Great Sites: Mesa Verde National Park
This week I want to talk about one of the unique features of the Mesa Verdeans that fascinates me—mysterious doors and passages! Early in the history of these remote people they built narrow (2-foot by 3-foot) doors to tunnels that connect a room to a kiva or a tower. I haven’t seen that anywhere else. But at Mesa Verde it is quite common. That is one thing that makes the small, unassuming ruins at “Far View Sites” so interesting to me. This site sits on top of the “mesa” not far from the Far View Lodge in the center of the park. The area was populated between 900 and 1300 A.D.--fairly early in the timeline—and was a farming community. It is called “Far View” because of its stunning views of the countryside, canyons, and surrounding mountains.
The most elaborate example of tunnels lies in Coyote Village, one of the ruins featured on the Far View Site trail loop. Next week I will talk more about the loop, but this week I want to concentrate on the mysterious passages of this site.

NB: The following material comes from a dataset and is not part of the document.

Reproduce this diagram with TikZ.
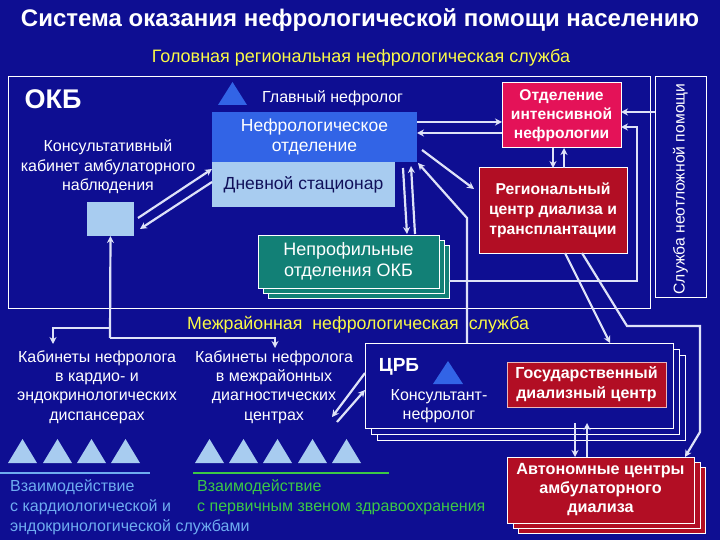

Coyote Village has 30 ground floor rooms (the upper floor(s) are gone now), five kivas and a watch
tower. Three of the kivas, the tower, and a room are all linked by tunnels.
[view video] Starting with the kiva in the center of the plaza, it looks like a typical kiva with ventilator chamber, stone deflector, (back fill covers the fire pit and sipapu), stone pilasters … but then there is a curious door in one of the bench-like banquettes with a tunnel that leads under the plaza to the kiva next to it.
That kiva not only has the door from the central kiva but another door mounted in the corner of the chamber fronting the ventilator shaft that tunnels to the watch tower. The most common connection at Mesa Verde is from a kiva to a watch tower.
When entering the watch tower from the plaza, one would have to be careful not to step into the hole in the floor just inside the door and fall into the tunnel exit from the kiva.
Not only did the kiva connect to the tower, it had a third tunnel that connected to a room and another kiva in the corner of the village.
The third kiva in the link had a door to a passage to a rectangular room. Oddly, there is no sign of the tunnel from the central kiva inside the kiva suggesting the tunnel went to the room.
But, an inspection of the rectangular room only turns up a drop down into the tunnel to the third kiva. I suspect that the tunnel from the central kiva comes up between the third kiva and the room.
[end of video]
I don’t know why I find these passages so intriguing. Perhaps it’s that childhood fascination with sneaking around in tunnels and secret passages. I’m sure there is a very practical explanation for them other than sneaking around. It gets pretty cold on these high mesas in the winter. Perhaps this was just a way to move around without having to go outside. But, if that is the answer, I wonder why all of the rooms weren’t connected this way.